— start of Given entries —
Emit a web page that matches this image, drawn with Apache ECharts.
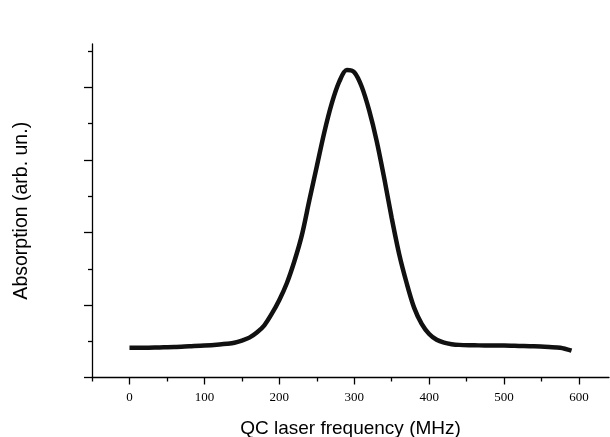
<!DOCTYPE html>
<html>
<head>
<meta charset="utf-8">
<script src="https://cdn.jsdelivr.net/npm/echarts@6/dist/echarts.min.js"></script>
<style>
  html, body { margin: 0; background: #fff; }
  #chart { width: 610px; height: 437px; }
</style>
</head>
<body>
<div id="chart"></div>
<script>
// absorption line, values
var freq = [0, 20, 40, 60, 80, 100, 120, 130, 140, 150, 160, 170, 180, 190, 200, 210, 220, 230, 240, 250,
  260, 270, 280, 290, 300, 310, 320, 330, 340, 350, 360, 370, 380, 390, 400, 410, 420, 430, 440, 460,
  480, 500, 520, 540, 560, 575, 590];
var absorb = [0.41, 0.41, 0.415, 0.42, 0.43, 0.44, 0.455, 0.465, 0.48, 0.51, 0.55, 0.62, 0.72, 0.88, 1.07, 1.30, 1.60, 1.96, 2.44, 2.91,
  3.38, 3.78, 4.08, 4.24, 4.21, 4.01, 3.68, 3.26, 2.75, 2.20, 1.70, 1.30, 0.96, 0.74, 0.60, 0.52, 0.48, 0.46, 0.45, 0.445,
  0.44, 0.44, 0.435, 0.43, 0.42, 0.41, 0.37];

var xMajor = [0, 100, 200, 300, 400, 500, 600];
var xMinor = [-50, 50, 150, 250, 350, 450, 550, 650];
var yMajor = [0, 1, 2, 3, 4];
var yMinor = [0.5, 1.5, 2.5, 3.5, 4.5];

var chart = echarts.init(document.getElementById('chart'));

var points = freq.map(function (f, i) { return [f, absorb[i]]; });

var lineBlack = { color: '#000', width: 1.3 };

var option = {
  animation: false,
  grid: { left: 92, right: 1, top: 44, bottom: 59.5, containLabel: false, outerBoundsMode: 'none' },
  xAxis: [
    {
      type: 'value', min: -50, max: 640,
      name: 'QC laser frequency (MHz)',
      nameLocation: 'middle', nameGap: 42,
      nameTextStyle: { fontFamily: 'Liberation Sans', fontSize: 19, color: '#000' },
      axisLine: { show: true, onZero: false, lineStyle: lineBlack },
      axisTick: { show: true, inside: false, length: 7, customValues: xMajor, lineStyle: lineBlack },
      axisLabel: { customValues: xMajor, margin: 14, fontFamily: 'Liberation Serif', fontSize: 13, color: '#000' },
      splitLine: { show: false }
    },
    {
      type: 'value', min: -50, max: 640, position: 'bottom',
      axisLine: { show: false, onZero: false },
      axisTick: { show: true, inside: false, length: 4, customValues: xMinor, lineStyle: lineBlack },
      axisLabel: { show: false },
      splitLine: { show: false }
    }
  ],
  yAxis: [
    {
      type: 'value', min: 0, max: 4.6,
      name: 'Absorption (arb. un.)',
      nameLocation: 'middle', nameGap: 60,
      nameTextStyle: { fontFamily: 'Liberation Sans', fontSize: 19.5, color: '#000' },
      axisLine: { show: true, onZero: false, lineStyle: lineBlack },
      axisTick: { show: true, inside: false, length: 8, customValues: yMajor, lineStyle: lineBlack },
      axisLabel: { show: false },
      splitLine: { show: false }
    },
    {
      type: 'value', min: 0, max: 4.6, position: 'left',
      axisLine: { show: false, onZero: false },
      axisTick: { show: true, inside: false, length: 4, customValues: yMinor, lineStyle: lineBlack },
      axisLabel: { show: false },
      splitLine: { show: false }
    }
  ],
  series: [
    {
      type: 'line',
      xAxisIndex: 0,
      yAxisIndex: 0,
      data: points,
      smooth: 0.3,
      showSymbol: false,
      lineStyle: { color: '#111', width: 4.5 }
    }
  ]
};

chart.setOption(option);
</script>
</body>
</html>
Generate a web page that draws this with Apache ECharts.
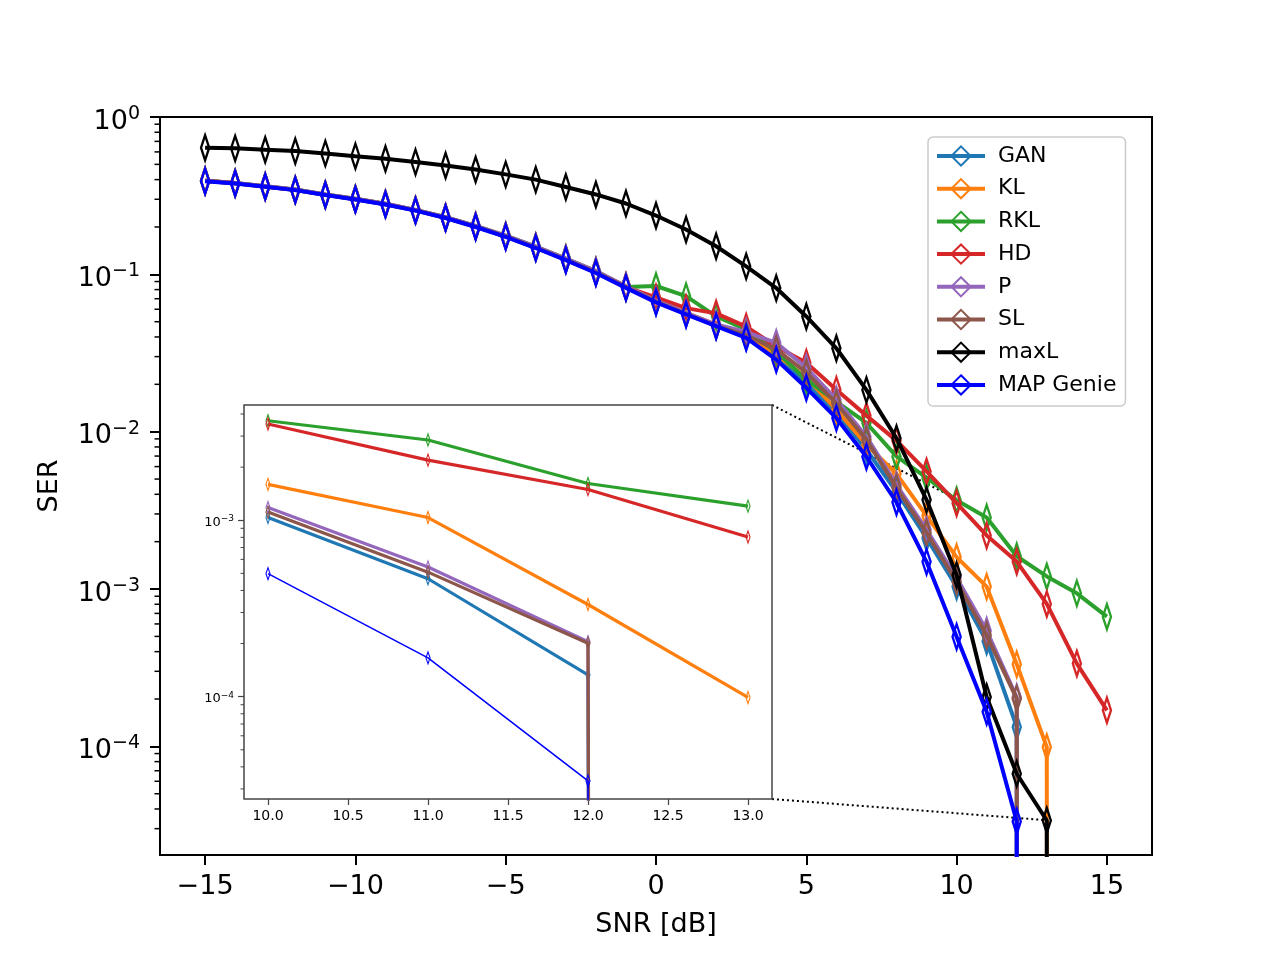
<!DOCTYPE html>
<html><head><meta charset="utf-8">
<script src="https://cdn.jsdelivr.net/npm/echarts@6/dist/echarts.min.js"></script>
<style>html,body{margin:0;padding:0;background:#fff}#c{width:1280px;height:960px}</style>
</head><body><div id="c"></div>
<script>
// ---------------- data ----------------
const snr = [-15,-14,-13,-12,-11,-10,-9,-8,-7,-6,-5,-4,-3,-2,-1,0,1,2,3,4,5,6,7,8,9,10,11,12,13,14,15];
const names = ['GAN','KL','RKL','HD','P','SL','maxL','MAP Genie'];
const colors = ['#1f77b4','#ff7f0e','#2ca02c','#d62728','#9467bd','#8c564b','#000000','#0000ff'];
const serGAN = [0.392,0.379,0.361,0.344,0.320,0.300,0.279,0.255,0.229,0.201,0.174,0.148,0.124,0.103,0.083,0.067,0.0562,0.0473,0.0400,0.0296,0.0202,0.0132,0.00768,0.00415,0.00211,1.036e-3,4.66e-4,1.33e-4,0,0,0];
const serKL = [0.393,0.380,0.362,0.345,0.321,0.301,0.280,0.256,0.230,0.202,0.175,0.149,0.125,0.104,0.084,0.068,0.057,0.048,0.041,0.031,0.0221,0.0138,0.00826,0.0054,0.00292,1.596e-3,1.036e-3,3.33e-4,9.9e-5,0,0];
const serRKL = [0.394,0.381,0.363,0.346,0.322,0.302,0.281,0.257,0.231,0.203,0.176,0.150,0.126,0.105,0.083,0.0843,0.0727,0.054,0.0446,0.0323,0.0214,0.0155,0.01136,0.00696,0.0051,3.665e-3,2.85e-3,1.616e-3,1.202e-3,9.39e-4,6.67e-4];
const serHD = [0.393,0.380,0.362,0.345,0.321,0.301,0.280,0.256,0.230,0.202,0.175,0.149,0.125,0.104,0.083,0.0714,0.061,0.0565,0.0465,0.0348,0.0274,0.0185,0.01265,0.00877,0.00559,3.51e-3,2.19e-3,1.494e-3,8.04e-4,3.36e-4,1.695e-4];
const serP = [0.394,0.381,0.363,0.346,0.322,0.302,0.281,0.257,0.231,0.203,0.176,0.150,0.126,0.105,0.084,0.068,0.057,0.048,0.043,0.0367,0.0255,0.016,0.0093,0.00459,0.00238,1.18e-3,5.43e-4,2.05e-4,0,0,0];
const serSL = [0.392,0.379,0.361,0.344,0.320,0.300,0.279,0.255,0.229,0.201,0.174,0.148,0.124,0.103,0.083,0.067,0.056,0.047,0.041,0.0333,0.0238,0.0151,0.0089,0.0044,0.00227,1.114e-3,5.08e-4,2.01e-4,0,0,0];
const serMaxL = [0.637,0.632,0.619,0.607,0.587,0.564,0.543,0.517,0.492,0.464,0.432,0.400,0.359,0.322,0.282,0.2365,0.1926,0.1508,0.1124,0.0818,0.054,0.0339,0.01843,0.00909,0.00369,1.228e-3,2.06e-4,6.70e-5,3.38e-5,0,0];
const serMAP = [0.391,0.378,0.360,0.343,0.319,0.299,0.278,0.254,0.228,0.200,0.173,0.147,0.123,0.102,0.082,0.0664,0.0556,0.0468,0.0395,0.0287,0.0190,0.0122,0.00693,0.00356,0.00149,4.98e-4,1.66e-4,3.33e-5,0,0,0];
const allSeries = [serGAN, serKL, serRKL, serHD, serP, serSL, serMaxL, serMAP];

const xTicksMain = [-15,-10,-5,0,5,10,15];
const yTicksMain = [1e-4,1e-3,1e-2,1e-1,1];
const xTicksInset = [10,10.5,11,11.5,12,12.5,13];
const yTicksInset = [1e-4,1e-3];
const insetSeriesIdx = [0,1,2,3,4,5,7];   // maxL not shown in inset
const insetX = [10, 13];

// axis ranges
const mainX = [-16.5, 16.5], mainY = [2.04e-5, 1.0];
const insX = [9.85, 13.15], insY = [2.63e-5, 4.5e-3];
// connector end points on the main axes (data coords)
const connTop = [10.05, 3.7e-3], connBot = [12.95, 3.4e-5];

// ---------------- chart ----------------
const FF = 'DejaVu Sans';
const chart = echarts.init(document.getElementById('c'));
const TINY = 1e-300; // non-positive values clipped like matplotlib
const diamond = 'path://M7,0L14,12L7,24L0,12Z';
function pow10Label(v){
  const e = Math.round(Math.log10(v));
  return '{a|10}{b|' + String(e).replace('-', '−') + '}';
}
function toData(vals, filter){
  const out = [];
  snr.forEach((x,i)=>{ if(!filter || (x>=filter[0] && x<=filter[1])) out.push([x, vals[i] > 0 ? vals[i] : TINY]); });
  return out;
}
const series = [];
allSeries.forEach((vals, k)=>{
  series.push({
    name: names[k], type:'line', xAxisIndex:0, yAxisIndex:0, z: 2+k*0.01,
    data: toData(vals), color: colors[k],
    lineStyle:{color: colors[k], width:4},
    symbol: diamond, symbolKeepAspect: true, symbolSize:[14,25],
    itemStyle:{color:'rgba(255,255,255,0)', borderColor: colors[k], borderWidth:2.8},
    emphasis:{disabled:true}, animation:false, clip:true
  });
});
insetSeriesIdx.forEach(k=>{
  series.push({
    name: names[k], type:'line', xAxisIndex:1, yAxisIndex:1, z: 10+k*0.01,
    data: toData(allSeries[k], insetX), color: colors[k],
    lineStyle:{color: colors[k], width: k===7 ? 1.6 : 3.2},
    symbol: diamond, symbolKeepAspect: true, symbolSize:[7,12],
    itemStyle:{color:'rgba(255,255,255,0)', borderColor: colors[k], borderWidth:1.3},
    emphasis:{disabled:true}, animation:false, clip:true
  });
});

const option = {
  backgroundColor:'#fff',
  animation:false,
  textStyle:{fontFamily:FF},
  grid:[
    {left:160, top:117, width:992, height:738, show:true, borderColor:'#000', borderWidth:2, backgroundColor:'transparent', z:0},
    {left:244, top:405, width:528, height:394, show:true, borderColor:'#444', borderWidth:1.5, backgroundColor:'#fff', z:5}
  ],
  xAxis:[
    {type:'value', gridIndex:0, min:mainX[0], max:mainX[1], splitLine:{show:false},
     axisLine:{show:false, onZero:false}, axisTick:{show:true, length:10, lineStyle:{color:'#000', width:2}, customValues:xTicksMain},
     axisLabel:{customValues:xTicksMain, margin:18, fontSize:27, color:'#000', fontFamily:FF,
       formatter:v=> v<0 ? '−'+Math.abs(v) : String(v)},
     name:'SNR [dB]', nameLocation:'middle', nameGap:56, nameTextStyle:{fontSize:27, color:'#000', fontFamily:FF}},
    {type:'value', gridIndex:1, min:insX[0], max:insX[1], splitLine:{show:false}, z:6,
     axisLine:{show:false, onZero:false}, axisTick:{show:true, length:6, lineStyle:{color:'#444', width:1.2}, customValues:xTicksInset},
     axisLabel:{customValues:xTicksInset, margin:10, fontSize:14, color:'#000', fontFamily:FF,
       formatter:v=> v.toFixed(1)}}
  ],
  yAxis:[
    {type:'log', logBase:10, gridIndex:0, min:mainY[0], max:mainY[1], splitLine:{show:false},
     axisLine:{show:false, onZero:false}, axisTick:{show:true, length:10, lineStyle:{color:'#000', width:2}, customValues:yTicksMain},
     axisLabel:{customValues:yTicksMain, margin:20, color:'#000', fontFamily:FF, padding:[9,0,0,0],
       formatter:v=>pow10Label(v),
       rich:{a:{fontSize:27, fontFamily:FF, color:'#000'}, b:{fontSize:19, fontFamily:FF, color:'#000', padding:[0,0,15,0]}}},
     name:'SER', nameLocation:'middle', nameGap:97, nameRotate:90, nameTextStyle:{fontSize:27, color:'#000', fontFamily:FF}},
    {type:'log', logBase:10, gridIndex:1, min:insY[0], max:insY[1], splitLine:{show:false}, z:6,
     axisLine:{show:false, onZero:false}, axisTick:{show:true, length:6, lineStyle:{color:'#444', width:1.2}, customValues:yTicksInset},
     axisLabel:{customValues:yTicksInset, margin:10, color:'#000', fontFamily:FF, padding:[4,0,0,0],
       formatter:v=>pow10Label(v),
       rich:{a:{fontSize:13, fontFamily:FF, color:'#000'}, b:{fontSize:9, fontFamily:FF, color:'#000', padding:[0,0,7,0]}}}}
  ],
  legend:{
    data:names, orient:'vertical', left:928, top:137,
    itemWidth:48, itemHeight:24, itemGap:10.7, padding:[8,9,10,7],
    lineStyle:{width:4},
    backgroundColor:'rgba(255,255,255,0.85)', borderColor:'#cccccc', borderWidth:1.5, borderRadius:5,
    textStyle:{fontSize:22, color:'#000', fontFamily:FF, padding:[0,0,0,8]},
    selectedMode:false, z:20
  },
  series: series
};
chart.setOption(option);

// --- minor ticks and inset connectors computed through the axes ---
function minorVals(lo, hi){
  const out = [];
  for(let e=-6;e<=1;e++){ for(let m=2;m<=9;m++){ const v=m*Math.pow(10,e); if(v>=lo && v<=hi) out.push(v); } }
  return out;
}
const g = [];
minorVals(mainY[0], mainY[1]).forEach(v=>{
  const p = chart.convertToPixel({gridIndex:0}, [mainX[0], v]);
  g.push({type:'line', shape:{x1:p[0]-5.5, y1:p[1], x2:p[0], y2:p[1]}, style:{stroke:'#000', lineWidth:1.5}, z:10});
});
minorVals(insY[0], insY[1]).forEach(v=>{
  const p = chart.convertToPixel({gridIndex:1}, [insX[0], v]);
  g.push({type:'line', shape:{x1:p[0]-3.5, y1:p[1], x2:p[0], y2:p[1]}, style:{stroke:'#444', lineWidth:1}, z:10});
});
const iTR = chart.convertToPixel({gridIndex:1}, [insX[1], insY[1]]);
const iBR = chart.convertToPixel({gridIndex:1}, [insX[1], insY[0]]);
const mT = chart.convertToPixel({gridIndex:0}, connTop);
const mB = chart.convertToPixel({gridIndex:0}, connBot);
[[iTR,mT],[iBR,mB]].forEach(([a,b])=>{
  g.push({type:'line', shape:{x1:a[0], y1:a[1], x2:b[0], y2:b[1]}, style:{stroke:'#000', lineWidth:2, lineDash:[2,3]}, z:1});
});
chart.setOption({graphic: g});
</script>
</body></html>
— end of Given entries —
What to produce: Beginning with the first line of the records above, extract each line exactly through the line that holds "color: '#000', width: 1.3", both ends included. Omit pictures.

Reply to the exercise:
Emit a web page that matches this image, drawn with Apache ECharts.
<!DOCTYPE html>
<html>
<head>
<meta charset="utf-8">
<script src="https://cdn.jsdelivr.net/npm/echarts@6/dist/echarts.min.js"></script>
<style>
  html, body { margin: 0; background: #fff; }
  #chart { width: 610px; height: 437px; }
</style>
</head>
<body>
<div id="chart"></div>
<script>
// absorption line, values
var freq = [0, 20, 40, 60, 80, 100, 120, 130, 140, 150, 160, 170, 180, 190, 200, 210, 220, 230, 240, 250,
  260, 270, 280, 290, 300, 310, 320, 330, 340, 350, 360, 370, 380, 390, 400, 410, 420, 430, 440, 460,
  480, 500, 520, 540, 560, 575, 590];
var absorb = [0.41, 0.41, 0.415, 0.42, 0.43, 0.44, 0.455, 0.465, 0.48, 0.51, 0.55, 0.62, 0.72, 0.88, 1.07, 1.30, 1.60, 1.96, 2.44, 2.91,
  3.38, 3.78, 4.08, 4.24, 4.21, 4.01, 3.68, 3.26, 2.75, 2.20, 1.70, 1.30, 0.96, 0.74, 0.60, 0.52, 0.48, 0.46, 0.45, 0.445,
  0.44, 0.44, 0.435, 0.43, 0.42, 0.41, 0.37];

var xMajor = [0, 100, 200, 300, 400, 500, 600];
var xMinor = [-50, 50, 150, 250, 350, 450, 550, 650];
var yMajor = [0, 1, 2, 3, 4];
var yMinor = [0.5, 1.5, 2.5, 3.5, 4.5];

var chart = echarts.init(document.getElementById('chart'));

var points = freq.map(function (f, i) { return [f, absorb[i]]; });

var lineBlack = { color: '#000', width: 1.3 };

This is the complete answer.